The months before I left London for New York almost felt like a holiday. I was trying to gather my thoughts and work out my next move. To that end, I hooked up with Rambo and was going to stay
at his place. He’d said, ‘Gunter Grove is killing you. My parents are away and I’m staying at their house, come over and you can get your head together.’ He was going to
sort me out, because he was aware of the pressure I was under, so we were going to have a laugh together. We had been to Margate on a coach beano with a few of the lads that day. On the way home
we’d bought crates of booze and were going to party until the following week. First night, a phone call comes in. I still don’t know how they got Rambo’s number and I don’t
know who transferred the call – it must have been someone at Gunter. It’s Keith, all bouncy on the line: ‘Come to New York, we’ve got a chance to do a live camera display at
the Ritz.’ I went, ‘I’m round at Rambo’s, I can’t book a ticket.’ ‘Don’t worry, it’s waiting for you at the airport.’ So I let John down,
because we were gonna have a hoot together, but off I went the next morning.
We still couldn’t get gigs anywhere, remember, but the people at this place the Ritz were going to put us on for two nights, as some kind of live music-slash-video
production. The idea was to project multiple camera shots live onto one big screen.

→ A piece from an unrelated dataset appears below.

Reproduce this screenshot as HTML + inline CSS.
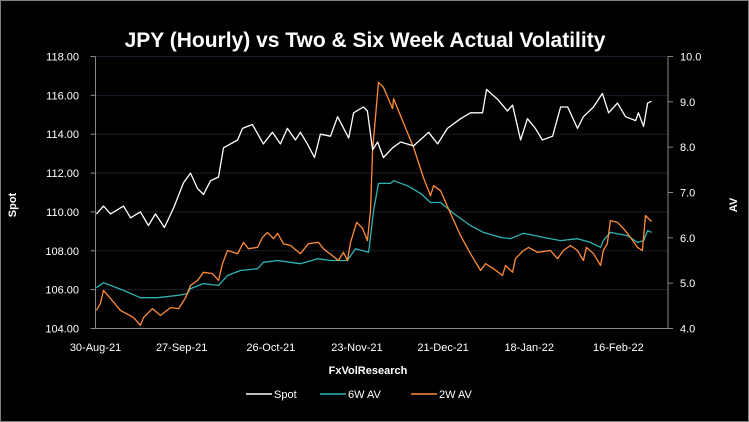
<!DOCTYPE html>
<html><head><meta charset="utf-8"><style>
html,body{margin:0;padding:0;background:#000;}
svg{display:block;font-family:"Liberation Sans",sans-serif;}
</style></head><body>
<svg id="chart" width="749" height="422" viewBox="0 0 749 422">
<rect x="0.5" y="0.5" width="748" height="421" fill="#000" stroke="#7f7f7f"/>
<text x="365" y="47" text-anchor="middle" fill="#fff" font-size="21" font-weight="bold">JPY (Hourly) vs Two &amp; Six Week Actual Volatility</text>
<g id="grid"></g><g id="axes"></g><g id="series"></g>
<text x="368" y="374" text-anchor="middle" fill="#fff" font-size="11" font-weight="bold">FxVolResearch</text>
<text transform="translate(16,205) rotate(-90)" text-anchor="middle" fill="#fff" font-size="11" font-weight="bold">Spot</text>
<text transform="translate(737,205) rotate(-90)" text-anchor="middle" fill="#fff" font-size="11" font-weight="bold">AV</text>
<g>
<g><line x1="246" y1="394" x2="272" y2="394" stroke="#fff" stroke-width="1.5"/><text x="274" y="398" fill="#fff" font-size="11">Spot</text></g>
<g><line x1="320" y1="394" x2="346" y2="394" stroke="#2fb3b3" stroke-width="1.5"/><text x="348" y="398" fill="#fff" font-size="11">6W AV</text></g>
<g><line x1="411" y1="394" x2="437" y2="394" stroke="#ff8c3a" stroke-width="1.5"/><text x="439" y="398" fill="#fff" font-size="11">2W AV</text></g>
</g>
</svg>
<script>
const xTickLabels=["30-Aug-21","27-Sep-21","26-Oct-21","23-Nov-21","21-Dec-21","18-Jan-22","16-Feb-22"];
const xTickDays=[0,28,57,85,113,141,170];
const leftTicks=[104,106,108,110,112,114,116,118];
const rightTicks=[4,5,6,7,8,9,10];
const spotDays=[0.3,2.6,4.9,9.1,11.4,14.6,17.2,19.5,22.4,25.4,28.6,30.9,33.2,35.1,37.4,40,41.6,43.9,46.2,47.8,51,54.6,57.5,60.1,62.4,65,66.6,68.9,71.2,73.1,76.4,78.7,82.3,83.9,87.1,88.4,90.1,91.7,93.6,96.6,99.2,103.4,108.3,111.2,114.4,118.7,121.9,125.8,127.1,130.7,133.9,135.6,138.2,140.4,143,145.3,148.6,151.2,153.5,156.7,158.6,161.9,164.8,166.8,169.7,172.3,175.6,176.5,178.2,179.5,180.8];
const spotVals=[109.9,110.3,109.9,110.3,109.7,110.0,109.3,109.9,109.2,110.2,111.5,112.0,111.2,110.9,111.6,111.8,113.3,113.5,113.7,114.3,114.5,113.5,114.1,113.5,114.3,113.7,114.1,113.5,112.8,114.0,113.9,114.9,113.8,115.1,115.4,115.2,113.2,113.6,112.8,113.3,113.6,113.4,114.1,113.5,114.3,114.8,115.1,115.1,116.3,115.8,115.2,115.5,113.7,114.8,114.3,113.7,113.9,115.4,115.4,114.3,114.9,115.4,116.1,115.1,115.6,114.9,114.7,115.1,114.4,115.6,115.7];
const av6Days=[0.3,2.6,9.1,14.6,20.2,26.7,29.9,30.9,35.1,40,42.9,47.1,52.7,54.6,59.2,63.4,66.6,72.2,76.4,81.9,84.5,88.8,90.4,92,95.9,96.9,101.4,105.7,108.9,112.2,116.4,121.9,126.1,131.7,134.9,139.1,145.6,151.2,156.7,160.9,164.2,165.1,167.4,172.9,176.2,178.2,179.5,180.8];
const av6Vals=[4.90,5.01,4.84,4.68,4.68,4.73,4.77,4.88,4.99,4.95,5.17,5.28,5.32,5.46,5.50,5.46,5.43,5.54,5.50,5.50,5.76,5.68,6.60,7.20,7.20,7.26,7.15,6.98,6.78,6.78,6.54,6.27,6.12,6.01,5.98,6.10,6.01,5.94,5.98,5.90,5.79,5.94,6.12,6.05,5.90,5.94,6.16,6.12];
const av2Days=[0.3,1.6,2.6,4.9,8.1,12.4,14.6,15.6,18.5,21.1,24.4,27,29.3,30.9,33.2,35.1,38,40,41.3,42.9,46.2,48.1,49.7,52.7,54.3,55.9,57.9,59.2,61.1,63.4,66.6,69.2,72.5,74.1,79,80.6,81.9,82.9,84.9,86.8,88.4,89.4,90.1,92,93.6,96.6,96.9,100.1,103.4,106.6,108.9,109.9,112.2,115.4,118.7,121.9,125.2,126.8,129.4,132.3,133.3,135.6,136.5,139.1,140.8,143.7,147.9,150.2,152.1,154.4,156.7,158.6,159.6,161.9,164.2,165.1,166.4,167.4,169.7,171.6,173.9,176.2,177.8,178.8,180.8];
const av2Vals=[4.40,4.55,4.84,4.66,4.40,4.24,4.07,4.24,4.44,4.29,4.46,4.44,4.68,4.95,5.06,5.24,5.21,5.06,5.43,5.72,5.65,5.90,5.76,5.79,6.01,6.12,5.98,6.10,5.87,5.83,5.65,5.87,5.90,5.76,5.50,5.68,5.50,5.90,6.34,6.21,5.94,6.60,7.93,9.43,9.32,8.85,9.07,8.54,7.99,7.33,6.93,7.15,7.04,6.54,6.05,5.65,5.28,5.43,5.32,5.17,5.39,5.24,5.54,5.72,5.79,5.68,5.72,5.54,5.72,5.83,5.72,5.50,5.79,5.65,5.39,5.72,5.87,6.38,6.34,6.21,6.01,5.79,5.72,6.49,6.36];

const NS="http://www.w3.org/2000/svg";
const X0=95.5,X1=668,PX=3.076,Y0=56.5,Y1=328.5;
const xs=d=>X0+d*PX;
const yL=v=>Y1-(v-104)/(118-104)*(Y1-Y0);
const yR=v=>Y1-(v-4)/(10-4)*(Y1-Y0);
function mk(tag,attrs,parent){const e=document.createElementNS(NS,tag);for(const k in attrs)e.setAttribute(k,attrs[k]);parent.appendChild(e);return e;}
const grid=document.getElementById('grid'),axes=document.getElementById('axes'),series=document.getElementById('series');
leftTicks.forEach(v=>{
  const y=yL(v);
  if(v>104){const g=mk('line',{x1:X0,x2:X1,y1:y,y2:y,stroke:'#1c1c2c','stroke-width':1},grid);
  
  }
  const tm=mk('line',{x1:X0-5,x2:X0,y1:y,y2:y,stroke:'#888'},axes);
  
  
  const t=mk('text',{x:79,y:y+4,'text-anchor':'end',fill:'#fff','font-size':11},axes);
  t.textContent=v.toFixed(2);
  
  
});
rightTicks.forEach(v=>{
  const y=yR(v);
  const tm=mk('line',{x1:X1,x2:X1+5,y1:y,y2:y,stroke:'#888'},axes);
  
  
  const t=mk('text',{x:680,y:y+4,fill:'#fff','font-size':11},axes);
  t.textContent=v.toFixed(1);
  
  
});
const la=mk('line',{x1:X0,x2:X0,y1:Y0,y2:Y1,stroke:'#888'},axes);


const ra=mk('line',{x1:X1,x2:X1,y1:Y0,y2:Y1,stroke:'#888'},axes);


const xa=mk('line',{x1:X0,x2:X1,y1:Y1,y2:Y1,stroke:'#888'},axes);


xTickLabels.forEach((s,i)=>{
  const t=mk('text',{x:xs(xTickDays[i]),y:351,'text-anchor':'middle',fill:'#fff','font-size':11},axes);
  t.textContent=s;
  
  
});
function line(days,vals,yf,color,name){
  const d=days.map((dd,i)=>(i?'L':'M')+xs(dd).toFixed(1)+','+yf(vals[i]).toFixed(1)).join('');
  const p=mk('path',{d:d,fill:'none',stroke:color,'stroke-width':1.3,'stroke-linejoin':'round'},series);
  
  
}
line(av6Days,av6Vals,yR,'#2fb3b3','series-6w-av');
line(av2Days,av2Vals,yR,'#ff8c3a','series-2w-av');
line(spotDays,spotVals,yL,'#ffffff','series-spot');
</script>
</body></html>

It was an interesting concept that I thought had heaps of potential, particularly bearing in mind that Jeannette
used to carry a camera around in a violin case, and how we were thinking, ‘Film, film, film!’ We realized how important filming was to the Pistols, and yet how little footage there was
of the actual events. We wanted everything to be catalogued, but also to think outside the box when it came to live performance with the band – not just us playing in the standard format, but
creating other kinds of situations. It could be many other things going on at the same time. Open-mindedness really, and . . . Bingo! A riot started. Or it didn’t. It wasn’t a riot, it
was a fiasco, but an enjoyable one.
The idea was that we’d stand behind the screens with a record playing. We’d make a few noises over the top, with some live drums to bolster the sound. We got a drummer from a music
store, a very old fella called Sam Ulano, who had a jazzy sensibility. His kind of music was Frank Sinatra. We could have picked any record to put on that turntable but I was insistent on it being
Flowers Of Romance
. I knew that would annoy Keith no end, because of his dismissive and withdrawn attitude during its actual recording. ‘You get what you deserve in this band, mate.

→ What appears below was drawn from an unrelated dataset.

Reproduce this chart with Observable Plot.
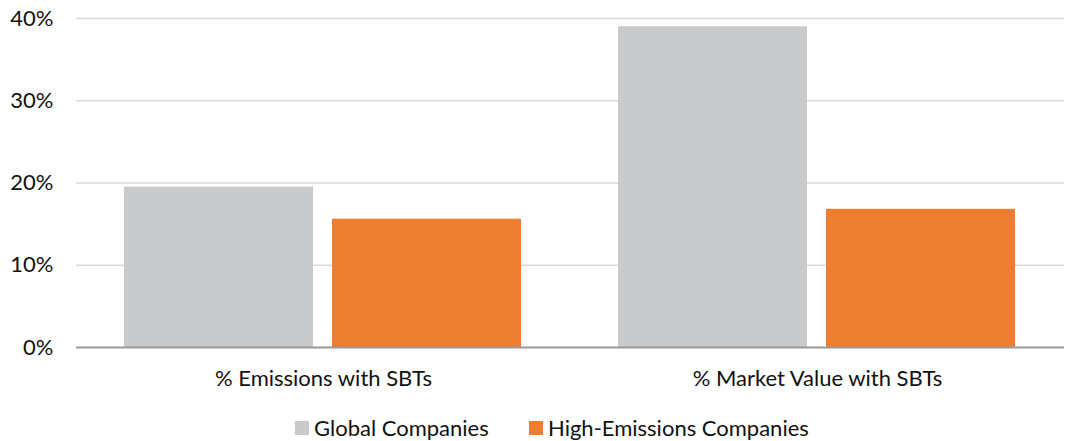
<!DOCTYPE html>
<html>
<head>
<meta charset="utf-8">
<script src="https://cdn.jsdelivr.net/npm/d3@7"></script>
<script src="https://cdn.jsdelivr.net/npm/@observablehq/plot@0.6"></script>
<style>
  body { margin: 0; background: #fff; font-family: Lato, "Open Sans", sans-serif; }
  #chart { width: 1065px; }
  .legend { position: relative; height: 31px; font-family: Lato, sans-serif; font-size: 22px; color: #111; }
  .legend .item { position: absolute; top: 4px; display: flex; align-items: center; height: 27px; }
  .legend .sw { width: 14px; height: 14px; margin-right: 5px; }
</style>
</head>
<body>
<div id="chart"></div>
<script>
const categories = ["% Emissions with SBTs", "% Market Value with SBTs"];
const seriesNames = ["Global Companies", "High-Emissions Companies"];
const globalValues = [19.5, 39.0];
const highEmissionValues = [15.6, 16.8];
const yTicks = [0, 10, 20, 30, 40];
const colors = ["#C9CACC", "#ED7D31"];

const data = [];
categories.forEach((c, i) => {
  data.push({category: c, series: seriesNames[0], value: globalValues[i]});
  data.push({category: c, series: seriesNames[1], value: highEmissionValues[i]});
});

const chart = Plot.plot({
  width: 1065,
  height: 410,
  marginTop: 18,
  marginBottom: 63,
  marginLeft: 75,
  marginRight: 1,
  style: {fontFamily: "Lato, sans-serif", fontSize: "22px", color: "#111", background: "#fff"},
  fx: {domain: categories, paddingInner: 0, paddingOuter: 0, label: null, tickSize: 0, tickPadding: 23},
  x: {domain: seriesNames, paddingInner: 0.0909, paddingOuter: 0.2297, axis: null},
  y: {domain: [0, 40], ticks: yTicks, tickFormat: d => d + "%", label: null, tickSize: 0, tickPadding: 23},
  color: {domain: seriesNames, range: colors},
  marks: [
    Plot.gridY(yTicks.filter(d => d > 0), {stroke: "#d9d9d9", strokeOpacity: 1, strokeWidth: 1.3}),
    Plot.barY(data, {fx: "category", x: "series", y: "value", fill: "series"}),
    Plot.ruleY([0], {stroke: "#999999", strokeWidth: 2})
  ]
});
document.getElementById("chart").appendChild(chart);

const legend = document.createElement("div");
legend.className = "legend";
const positions = [295, 529];
seriesNames.forEach((s, i) => {
  const item = document.createElement("div");
  item.className = "item";
  item.style.left = positions[i] + "px";
  const sw = document.createElement("div");
  sw.className = "sw";
  sw.style.background = colors[i];
  const t = document.createElement("span");
  t.textContent = s;
  item.appendChild(sw);
  item.appendChild(t);
  legend.appendChild(item);
});
document.body.appendChild(legend);
</script>
</body>
</html>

What – you don’t know the guitar parts? That’s because there aren’t any – you weren’t there, you were upstairs playing Space Invaders. Here it is now, deal with
it!’
So the album’s on the turntable, and Keith’s there with his guitar, going, ‘Brrr twang bang’, deliberately being awkward, and the old fella’s playing drums to it,
and it’s fitting in quite nicely, and everybody’s got a camera and they’re moving around the place, and all this is being projected on a screen in front of us. We’re on the
stage, so people are seeing the screen rather than us – a screen of loads of different images of each of us simultaneously, split-screen, multiscreen, every combination of cameras you could
imagine.
The control boards of the cameras were being manipulated by a very fun American chap called Ed Caraballo. He was converting all these images live for the screen, with
flashes of audience and-or whatever. Because I was behind the screen and seeing it all in reverse and up close – and my eyesight is not good – it all looked to me like a Tangerine Dream
album cover.
Then – oh dear! – the record skips, because the people leaning on the front of the stage are pulling the canvas mat that we’re standing on, jogging the turntable. A front row
of elbows is a powerful force – it’s almost like water bursting over the dam. And by that pulling, the record goes, ‘Skip! Skip!’ And suddenly: ‘Boooooooo! It’s
not a live gig! Fraud!’
It seemed I’d no sooner got off the plane than I was practically doing the gig – I had no concept that this had been advertised as a proper live show over the radio. That
wasn’t what I’d agreed to. I wouldn’t have turned up if I’d thought it was going to be some unrehearsed nonsense masquerading as a gig. I thought it was just a yee-haw, for
a crate of lager and a laugh. But for a moment there, it ended up like we were going to get killed. People were chucking bottles, the usual mêlée.
It was absolutely nothing I wasn’t used to. I may have goaded the audience a little – I’m Johnny, it’s my business. ‘Silly fucking audience!’ I told them.
That was the point where it got to the real boos and the hisses. That’s an instinctive response. If they felt cheated, then I felt cheated with them. And then oddly enough we’re back
to, ‘Ever get the feeling you’ve been cheated?’ – the last Sex Pistols gig in San Francisco.
You’ve got to take control at that point and explain through an aggressive stance that this is not what you’ve been misled into believing. But at the same time, ‘Come on,
it
is entertaining
– it’s worth the money. It is different! It’s an experiment into the future, and now if you look at every single one of the modern pop bands, they have these
enormous screen projections going on behind them, not to mention the turntables. That’s the idea we were
initiating. I’m not saying we invented screen
projection, but we invented the cut-up thing of it.
Security just fucked off, and people started invading the dressing room. The only person who buggered off very quickly was Keith. He just basically abandoned it, the very situation he was so
proud of, and suddenly it was all smiles again. Jeannette was great fun that night, she hung about. People were saying, ‘That’s the nicest riot we’ve ever been in!’
I suppose the casual way I approached it all was helpful. ‘Why don’t you all come out to the bar and drink with us?’ They went, ‘That’s a very good idea,’ and
did. Then the staff tried to close the nightclub early because they said they didn’t want a repeat performance of the earlier catastrophe. They closed the bar about half twelve, one. And then
cancelled the following night’s show because of the so-called riot.